### [Data shown]
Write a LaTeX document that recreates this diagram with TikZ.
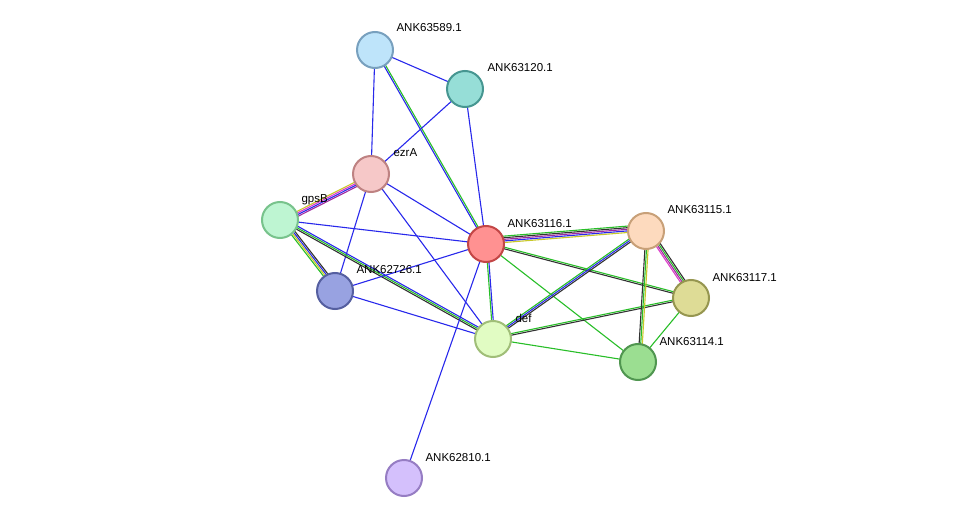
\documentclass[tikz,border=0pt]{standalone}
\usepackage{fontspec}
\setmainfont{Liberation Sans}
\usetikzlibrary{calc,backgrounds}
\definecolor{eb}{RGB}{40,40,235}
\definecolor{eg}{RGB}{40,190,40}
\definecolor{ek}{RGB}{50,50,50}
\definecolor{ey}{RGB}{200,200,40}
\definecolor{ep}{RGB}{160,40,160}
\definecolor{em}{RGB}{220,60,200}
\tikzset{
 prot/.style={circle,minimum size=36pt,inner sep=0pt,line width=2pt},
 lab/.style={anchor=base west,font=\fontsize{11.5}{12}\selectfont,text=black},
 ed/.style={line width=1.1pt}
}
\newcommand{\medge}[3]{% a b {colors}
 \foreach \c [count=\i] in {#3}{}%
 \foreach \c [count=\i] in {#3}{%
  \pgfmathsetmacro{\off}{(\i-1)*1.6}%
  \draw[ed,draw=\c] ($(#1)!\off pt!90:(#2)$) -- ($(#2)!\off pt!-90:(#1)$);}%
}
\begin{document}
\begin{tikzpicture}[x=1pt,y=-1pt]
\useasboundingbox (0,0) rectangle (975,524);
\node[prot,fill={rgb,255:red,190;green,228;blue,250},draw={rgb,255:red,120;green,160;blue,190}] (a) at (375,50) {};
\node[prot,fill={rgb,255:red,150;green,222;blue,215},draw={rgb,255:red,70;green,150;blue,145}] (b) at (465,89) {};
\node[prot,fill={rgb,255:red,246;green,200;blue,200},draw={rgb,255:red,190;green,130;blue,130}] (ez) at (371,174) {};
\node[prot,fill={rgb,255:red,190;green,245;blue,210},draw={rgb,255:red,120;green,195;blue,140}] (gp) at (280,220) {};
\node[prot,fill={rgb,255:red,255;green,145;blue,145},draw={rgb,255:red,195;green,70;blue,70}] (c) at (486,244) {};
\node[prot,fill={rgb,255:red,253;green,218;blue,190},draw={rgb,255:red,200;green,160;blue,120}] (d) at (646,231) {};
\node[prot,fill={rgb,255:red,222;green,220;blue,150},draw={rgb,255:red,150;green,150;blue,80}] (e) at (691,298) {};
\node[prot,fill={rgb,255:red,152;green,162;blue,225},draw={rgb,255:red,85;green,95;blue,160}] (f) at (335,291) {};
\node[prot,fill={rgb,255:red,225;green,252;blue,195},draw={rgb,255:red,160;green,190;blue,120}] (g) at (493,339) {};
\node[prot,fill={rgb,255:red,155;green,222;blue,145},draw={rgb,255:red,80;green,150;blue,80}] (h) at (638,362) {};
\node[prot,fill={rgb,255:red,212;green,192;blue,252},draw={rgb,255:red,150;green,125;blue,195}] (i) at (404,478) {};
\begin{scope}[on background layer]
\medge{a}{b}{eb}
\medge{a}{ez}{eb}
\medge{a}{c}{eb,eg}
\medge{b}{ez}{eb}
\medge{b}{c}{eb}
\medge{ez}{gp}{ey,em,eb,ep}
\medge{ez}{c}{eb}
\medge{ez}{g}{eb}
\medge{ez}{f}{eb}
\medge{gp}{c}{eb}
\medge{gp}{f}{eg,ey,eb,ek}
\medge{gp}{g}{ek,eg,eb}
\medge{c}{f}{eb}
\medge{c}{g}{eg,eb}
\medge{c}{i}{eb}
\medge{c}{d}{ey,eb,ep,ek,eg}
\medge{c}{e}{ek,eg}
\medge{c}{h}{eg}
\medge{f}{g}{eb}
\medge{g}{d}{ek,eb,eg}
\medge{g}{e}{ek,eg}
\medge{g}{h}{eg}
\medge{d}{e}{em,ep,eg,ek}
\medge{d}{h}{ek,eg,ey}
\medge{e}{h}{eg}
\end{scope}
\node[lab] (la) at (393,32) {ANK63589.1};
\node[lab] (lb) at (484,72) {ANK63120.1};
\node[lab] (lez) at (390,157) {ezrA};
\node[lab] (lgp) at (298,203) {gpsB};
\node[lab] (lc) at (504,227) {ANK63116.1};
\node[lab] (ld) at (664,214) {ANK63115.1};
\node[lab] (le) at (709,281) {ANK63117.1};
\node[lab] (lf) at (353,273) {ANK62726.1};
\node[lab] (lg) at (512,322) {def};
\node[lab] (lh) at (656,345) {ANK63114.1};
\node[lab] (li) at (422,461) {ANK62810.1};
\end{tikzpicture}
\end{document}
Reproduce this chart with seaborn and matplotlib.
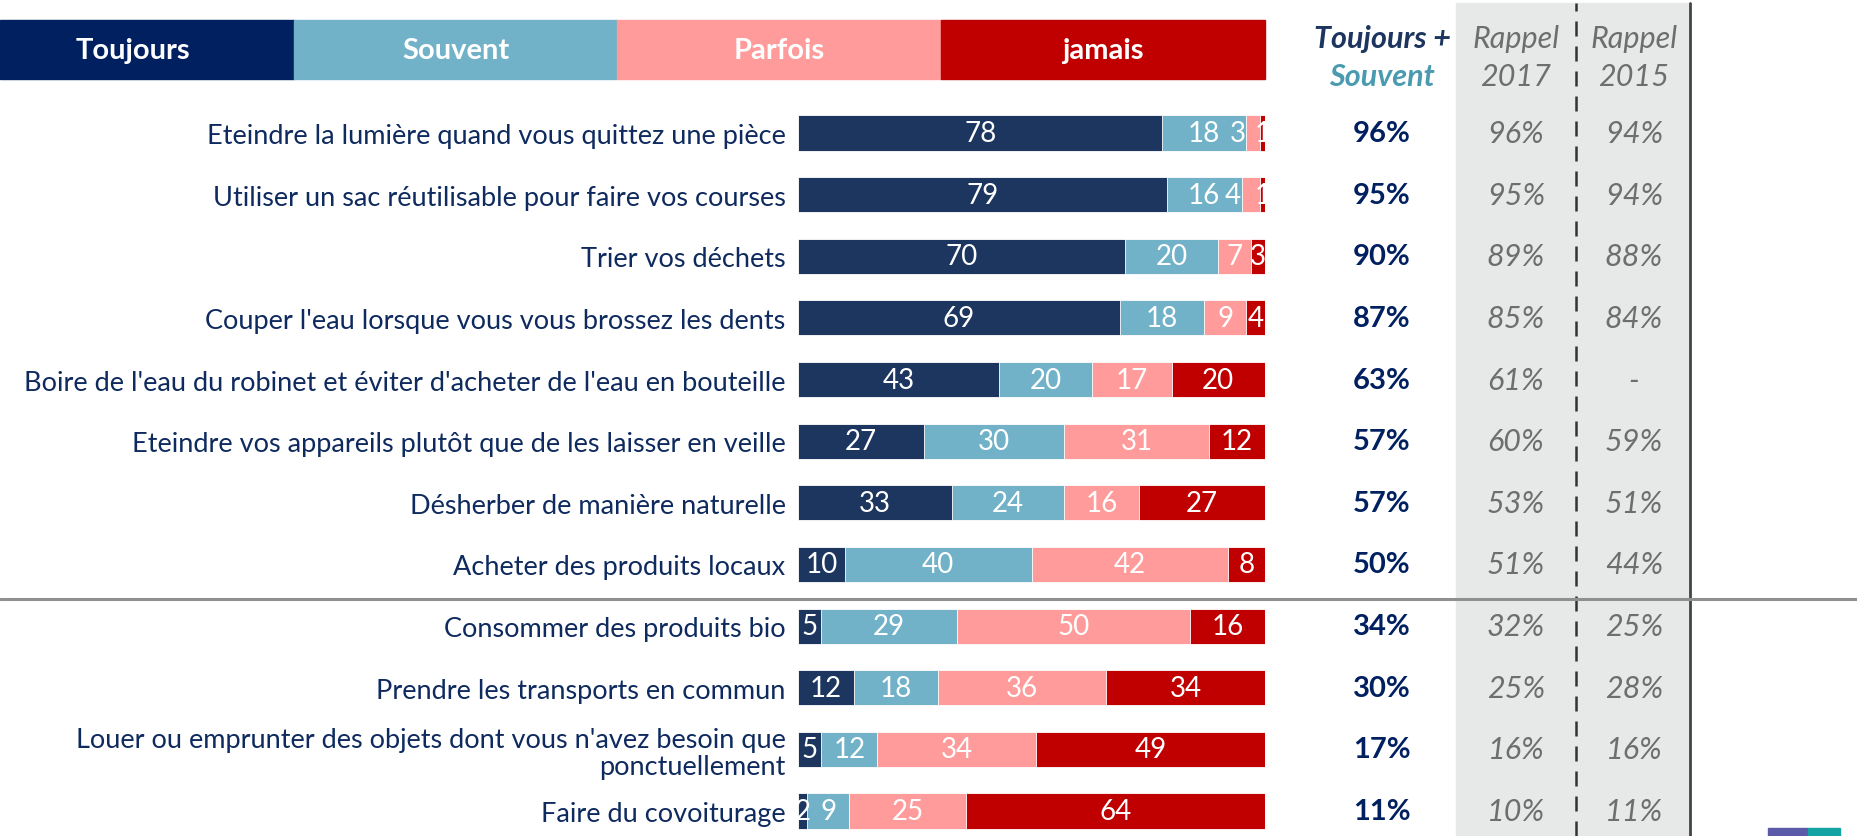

### [Goal of the exercise]
Every entry must be reproduced exactly, with the images left out.

### [The response]
Write a LaTeX document that recreates this diagram with TikZ.
\documentclass[tikz,border=0pt]{standalone}
\usepackage{fontspec}
\setmainfont{Liberation Sans}
\usetikzlibrary{calc,backgrounds}
\definecolor{eb}{RGB}{40,40,235}
\definecolor{eg}{RGB}{40,190,40}
\definecolor{ek}{RGB}{50,50,50}
\definecolor{ey}{RGB}{200,200,40}
\definecolor{ep}{RGB}{160,40,160}
\definecolor{em}{RGB}{220,60,200}
\tikzset{
 prot/.style={circle,minimum size=36pt,inner sep=0pt,line width=2pt},
 lab/.style={anchor=base west,font=\fontsize{11.5}{12}\selectfont,text=black},
 ed/.style={line width=1.1pt}
}
\newcommand{\medge}[3]{% a b {colors}
 \foreach \c [count=\i] in {#3}{}%
 \foreach \c [count=\i] in {#3}{%
  \pgfmathsetmacro{\off}{(\i-1)*1.6}%
  \draw[ed,draw=\c] ($(#1)!\off pt!90:(#2)$) -- ($(#2)!\off pt!-90:(#1)$);}%
}
\begin{document}
\begin{tikzpicture}[x=1pt,y=-1pt]
\useasboundingbox (0,0) rectangle (975,524);
\node[prot,fill={rgb,255:red,190;green,228;blue,250},draw={rgb,255:red,120;green,160;blue,190}] (a) at (375,50) {};
\node[prot,fill={rgb,255:red,150;green,222;blue,215},draw={rgb,255:red,70;green,150;blue,145}] (b) at (465,89) {};
\node[prot,fill={rgb,255:red,246;green,200;blue,200},draw={rgb,255:red,190;green,130;blue,130}] (ez) at (371,174) {};
\node[prot,fill={rgb,255:red,190;green,245;blue,210},draw={rgb,255:red,120;green,195;blue,140}] (gp) at (280,220) {};
\node[prot,fill={rgb,255:red,255;green,145;blue,145},draw={rgb,255:red,195;green,70;blue,70}] (c) at (486,244) {};
\node[prot,fill={rgb,255:red,253;green,218;blue,190},draw={rgb,255:red,200;green,160;blue,120}] (d) at (646,231) {};
\node[prot,fill={rgb,255:red,222;green,220;blue,150},draw={rgb,255:red,150;green,150;blue,80}] (e) at (691,298) {};
\node[prot,fill={rgb,255:red,152;green,162;blue,225},draw={rgb,255:red,85;green,95;blue,160}] (f) at (335,291) {};
\node[prot,fill={rgb,255:red,225;green,252;blue,195},draw={rgb,255:red,160;green,190;blue,120}] (g) at (493,339) {};
\node[prot,fill={rgb,255:red,155;green,222;blue,145},draw={rgb,255:red,80;green,150;blue,80}] (h) at (638,362) {};
\node[prot,fill={rgb,255:red,212;green,192;blue,252},draw={rgb,255:red,150;green,125;blue,195}] (i) at (404,478) {};
\begin{scope}[on background layer]
\medge{a}{b}{eb}
\medge{a}{ez}{eb}
\medge{a}{c}{eb,eg}
\medge{b}{ez}{eb}
\medge{b}{c}{eb}
\medge{ez}{gp}{ey,em,eb,ep}
\medge{ez}{c}{eb}
\medge{ez}{g}{eb}
\medge{ez}{f}{eb}
\medge{gp}{c}{eb}
\medge{gp}{f}{eg,ey,eb,ek}
\medge{gp}{g}{ek,eg,eb}
\medge{c}{f}{eb}
\medge{c}{g}{eg,eb}
\medge{c}{i}{eb}
\medge{c}{d}{ey,eb,ep,ek,eg}
\medge{c}{e}{ek,eg}
\medge{c}{h}{eg}
\medge{f}{g}{eb}
\medge{g}{d}{ek,eb,eg}
\medge{g}{e}{ek,eg}
\medge{g}{h}{eg}
\medge{d}{e}{em,ep,eg,ek}
\medge{d}{h}{ek,eg,ey}
\medge{e}{h}{eg}
\end{scope}
\node[lab] (la) at (393,32) {ANK63589.1};
\node[lab] (lb) at (484,72) {ANK63120.1};
\node[lab] (lez) at (390,157) {ezrA};
\node[lab] (lgp) at (298,203) {gpsB};
\node[lab] (lc) at (504,227) {ANK63116.1};
\node[lab] (ld) at (664,214) {ANK63115.1};
\node[lab] (le) at (709,281) {ANK63117.1};
\node[lab] (lf) at (353,273) {ANK62726.1};
\node[lab] (lg) at (512,322) {def};
\node[lab] (lh) at (656,345) {ANK63114.1};
\node[lab] (li) at (422,461) {ANK62810.1};
\end{tikzpicture}
\end{document}
Reproduce this chart with seaborn and matplotlib.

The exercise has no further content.